## REQUIREMENTS
How many lines hold the string "matplotlib"? Reply with the number alone.

***

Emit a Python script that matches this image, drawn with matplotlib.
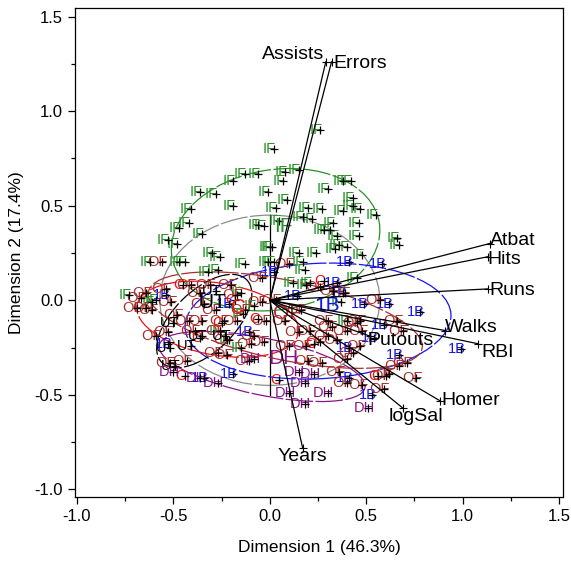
import matplotlib
matplotlib.use("Agg")
import matplotlib.pyplot as plt
from matplotlib.patches import Ellipse
from matplotlib.ticker import MultipleLocator, FormatStrFormatter

plt.rcParams['font.family'] = ['Liberation Sans', 'DejaVu Sans']

# ---------------- data ----------------
IF_x = [0.02, 0.08, 0.07, -0.13, -0.06, -0.19, -0.36, -0.28, -0.01, -0.19, 0.03, -0.41, -0.42, -0.47,
        -0.35, -0.53, -0.48, -0.06, -0.03, 0.05, 0.01, -0.30, -0.26, -0.47, -0.44, -0.62, -0.13, -0.01,
        0.09, 0.26, 0.15, 0.30, 0.20, 0.17, 0.22, 0.27, 0.38, 0.42, 0.43, 0.43, 0.47, 0.38, 0.55, 0.33,
        0.28, 0.31, 0.35, 0.46, 0.46, 0.36, 0.34, 0.40, 0.66, 0.67, 0.48, 0.15, 0.24, 0.00, 0.02, 0.17,
        0.18, 0.12, 0.21, 0.45, -0.32, -0.27, -0.73, -0.61, -0.15, -0.08, -0.14, -0.21, -0.15, -0.26,
        0.19, 0.40, 0.37, -0.59]
IF_y = [0.80, 0.68, 0.63, 0.67, 0.67, 0.63, 0.57, 0.56, 0.57, 0.50, 0.49, 0.48, 0.41, 0.38,
        0.35, 0.32, 0.30, 0.40, 0.39, 0.42, 0.28, 0.25, 0.23, 0.20, 0.20, 0.20, 0.19, 0.20,
        0.53, 0.90, 0.69, 0.59, 0.49, 0.44, 0.43, 0.48, 0.63, 0.63, 0.54, 0.50, 0.48, 0.47, 0.45, 0.41,
        0.37, 0.37, 0.34, 0.41, 0.34, 0.29, 0.27, 0.28, 0.33, 0.29, 0.24, 0.25, 0.25, 0.28, 0.20, 0.20,
        0.16, 0.09, 0.09, 0.12, 0.15, 0.16, 0.03, -0.01, 0.04, -0.03, -0.07, -0.21, -0.25, -0.16,
        0.08, -0.11, -0.01, 0.00]

B1_x = [0.41, 0.58, 0.35, 0.38, 0.14, 0.49, 0.62, 0.78, 0.59, 0.41, 0.67, 0.41, 0.53, 0.54, 0.99,
        -0.53, -0.19, -0.11, -0.21, -0.54, -0.34, 0.02]
B1_y = [0.20, 0.19, 0.09, 0.04, 0.02, -0.02, -0.02, -0.06, -0.13, -0.25, -0.29, -0.41, -0.50, -0.20,
        -0.26, -0.23, -0.39, -0.17, -0.02, 0.03, -0.41, 0.15]

OF_x = [-0.67, -0.69, -0.64, -0.64, -0.59, -0.56, -0.54, -0.61, -0.51, -0.48, -0.41, -0.36, -0.31,
        -0.34, -0.42, -0.39, -0.35, -0.26, -0.24, -0.20, -0.17, -0.17, -0.08, -0.03, -0.02, -0.04,
        -0.53, -0.27, -0.22, -0.43, -0.52, -0.11, -0.10, 0.10, 0.26, 0.39, 0.57, 0.21, 0.15, 0.30,
        0.32, 0.40, 0.47, 0.48, 0.66, 0.69, 0.30, 0.35, 0.47, 0.43, 0.27, 0.20, 0.71, 0.67, 0.62,
        0.76, 0.40, 0.48, 0.59, 0.60, 0.33, 0.45, 0.40, 0.26, 0.19, 0.36, -0.04, -0.28, -0.13,
        -0.22, 0.08, 0.10, 0.03, 0.16]
OF_y = [0.01, -0.04, -0.04, 0.04, -0.19, 0.20, 0.06, -0.05, -0.01, -0.08, 0.08, 0.04, 0.08,
        -0.02, -0.11, -0.16, -0.11, -0.16, -0.11, 0.08, 0.03, -0.11, -0.19, -0.22, -0.11, -0.01,
        -0.17, -0.28, -0.29, -0.32, -0.33, -0.32, -0.23, 0.19, 0.07, 0.04, 0.00, -0.16, -0.17, -0.11,
        -0.14, -0.16, -0.11, -0.16, -0.11, -0.16, -0.19, -0.21, -0.24, -0.28, -0.33, -0.32, -0.33,
        -0.35, -0.39, -0.41, -0.44, -0.45, -0.47, -0.40, 0.05, -0.12, -0.31, -0.22, -0.24, -0.38,
        0.12, -0.05, -0.05, -0.21, -0.11, -0.24, 0.00, -0.05]

C_x = [-0.45, -0.44, -0.36, 0.28, 0.23, 0.56, 0.05, -0.25, -0.18, -0.06]
C_y = [0.08, -0.40, -0.20, 0.10, -0.23, -0.40, -0.42, -0.12, 0.00, -0.10]

UT_x = [-0.50, -0.49, -0.52, -0.35, -0.23, -0.28, -0.41]
UT_y = [-0.12, -0.35, -0.25, -0.19, -0.19, 0.05, -0.24]

DH_x = [0.18, 0.10, 0.30, 0.18, 0.51, 0.15, 0.23, -0.50, -0.36, -0.27, -0.08]
DH_y = [-0.44, -0.49, -0.49, -0.55, -0.57, -0.38, -0.39, -0.38, -0.41, -0.44, -0.31]

groups = ['IF', '1B', 'OF', 'C', 'UT', 'DH']
group_x = [IF_x, B1_x, OF_x, C_x, UT_x, DH_x]
group_y = [IF_y, B1_y, OF_y, C_y, UT_y, DH_y]
group_mean_x = [0.07, 0.30, 0.09, -0.16, -0.30, 0.07]
group_mean_y = [0.39, -0.03, -0.07, -0.04, -0.01, -0.31]

# concentration ellipses: centre x, centre y, full width, full height, angle (deg)
ell_x = [0.03, 0.25, 0.08, -0.27, -0.34, -0.04]
ell_y = [0.32, -0.11, -0.105, -0.10, -0.11, -0.35]
ell_w = [1.09, 1.38, 1.45, 0.85, 0.62, 1.09]
ell_h = [0.74, 0.61, 0.42, 0.38, 0.32, 0.30]
ell_a = [10, 3, -12, -10, 45, -12]
overall_w, overall_h = 1.14, 0.90

# variable vectors
var_names = ['Assists', 'Errors', 'Atbat', 'Hits', 'Runs', 'Walks', 'RBI', 'Putouts', 'Homer',
             'logSal', 'Years']
var_x = [0.29, 0.32, 1.14, 1.13, 1.13, 0.91, 1.08, 0.52, 0.88, 0.69, 0.17]
var_y = [1.26, 1.26, 0.30, 0.23, 0.06, -0.16, -0.23, -0.19, -0.53, -0.57, -0.78]

xlabel = 'Dimension 1 (46.3%)'
ylabel = 'Dimension 2 (17.4%)'

# ---------------- styles ----------------
colors = {'IF': '#279127', '1B': '#1414F0', 'OF': '#A8302F', 'C': '#F01010',
          'UT': '#000000', 'DH': '#86168A'}
lab_style = {
    'Assists': dict(ha='right', va='center', off=(-1, 5)),
    'Errors': dict(ha='left', va='center', off=(1, -1)),
    'Atbat': dict(ha='left', va='center', off=(0, 2)),
    'Hits': dict(ha='left', va='center', off=(0, -2)),
    'Runs': dict(ha='left', va='center', off=(1, -1)),
    'Walks': dict(ha='left', va='center', off=(0, 2)),
    'RBI': dict(ha='left', va='center', off=(2, -6)),
    'Putouts': dict(ha='left', va='center', off=(-2, -3)),
    'Homer': dict(ha='left', va='center', off=(1, 0)),
    'logSal': dict(ha='left', va='top', off=(-10, 0)),
    'Years': dict(ha='center', va='top', off=(0, 0)),
}

fig = plt.figure(figsize=(5.71, 5.62), dpi=100)
ax = fig.add_axes([75 / 571, 65 / 562, 488 / 571, 489 / 562])

dash = (0, (22, 2))
# overall ellipse + its axis
ax.add_patch(Ellipse((0, 0), overall_w, overall_h, angle=0, fill=False,
                     edgecolor='#8C8C8C', lw=0.9, linestyle=dash, zorder=2))
ax.plot([0, 0], [-overall_h / 2 - 0.05, overall_h / 2], color='black', lw=0.9, zorder=2)

for g, ex, ey, ew, eh, ea in zip(groups, ell_x, ell_y, ell_w, ell_h, ell_a):
    ax.add_patch(Ellipse((ex, ey), ew, eh, angle=ea, fill=False, edgecolor=colors[g],
                         lw=0.9, linestyle=dash, zorder=2))

for g, xs, ys in zip(groups, group_x, group_y):
    for x, y in zip(xs, ys):
        ax.annotate(g, (x, y), xytext=(-3, 0), textcoords='offset points',
                    ha='center', va='center', fontsize=10.5, color=colors[g], zorder=3)
    ax.plot(xs, ys, linestyle='none', marker='+', color='black', markersize=6,
            markeredgewidth=0.9, zorder=4)

for g, mx, my in zip(groups, group_mean_x, group_mean_y):
    ax.text(mx, my, g, ha='center', va='center', fontsize=15, color=colors[g], zorder=5)

for name, vx, vy in zip(var_names, var_x, var_y):
    ax.plot([0, vx], [0, vy], color='black', lw=0.9, zorder=5)
    ax.plot([vx], [vy], marker='+', color='black', markersize=6, markeredgewidth=0.8, zorder=5)
    st = lab_style[name]
    ax.annotate(name, (vx, vy), xytext=st['off'], textcoords='offset points',
                ha=st['ha'], va=st['va'], fontsize=14, color='black', zorder=6)

ax.set_xlim(-1.01, 1.52)
ax.set_ylim(-1.04, 1.545)
ax.xaxis.set_major_locator(MultipleLocator(0.5))
ax.xaxis.set_minor_locator(MultipleLocator(0.25))
ax.yaxis.set_major_locator(MultipleLocator(0.5))
ax.yaxis.set_minor_locator(MultipleLocator(0.25))
ax.xaxis.set_major_formatter(FormatStrFormatter('%.1f'))
ax.yaxis.set_major_formatter(FormatStrFormatter('%.1f'))
ax.tick_params(which='major', length=5, width=0.9, labelsize=12, direction='out')
ax.tick_params(which='minor', length=3, width=0.9, direction='out')
ax.set_xlabel(xlabel, fontsize=12.5, labelpad=12)
ax.set_ylabel(ylabel, fontsize=12.5, labelpad=8)
for s in ax.spines.values():
    s.set_linewidth(0.9)

fig.savefig('out.png', dpi=100)
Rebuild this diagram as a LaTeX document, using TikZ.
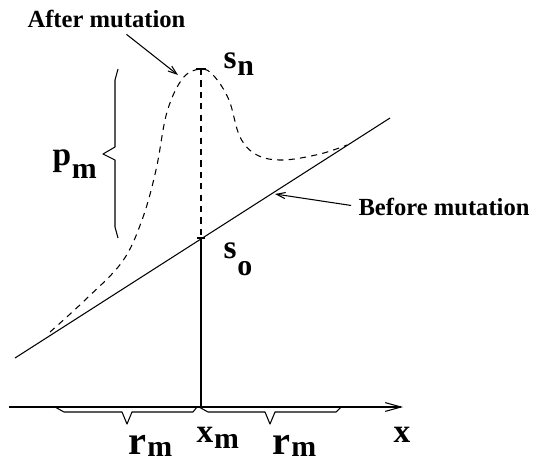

***

## FULL SOLUTION
6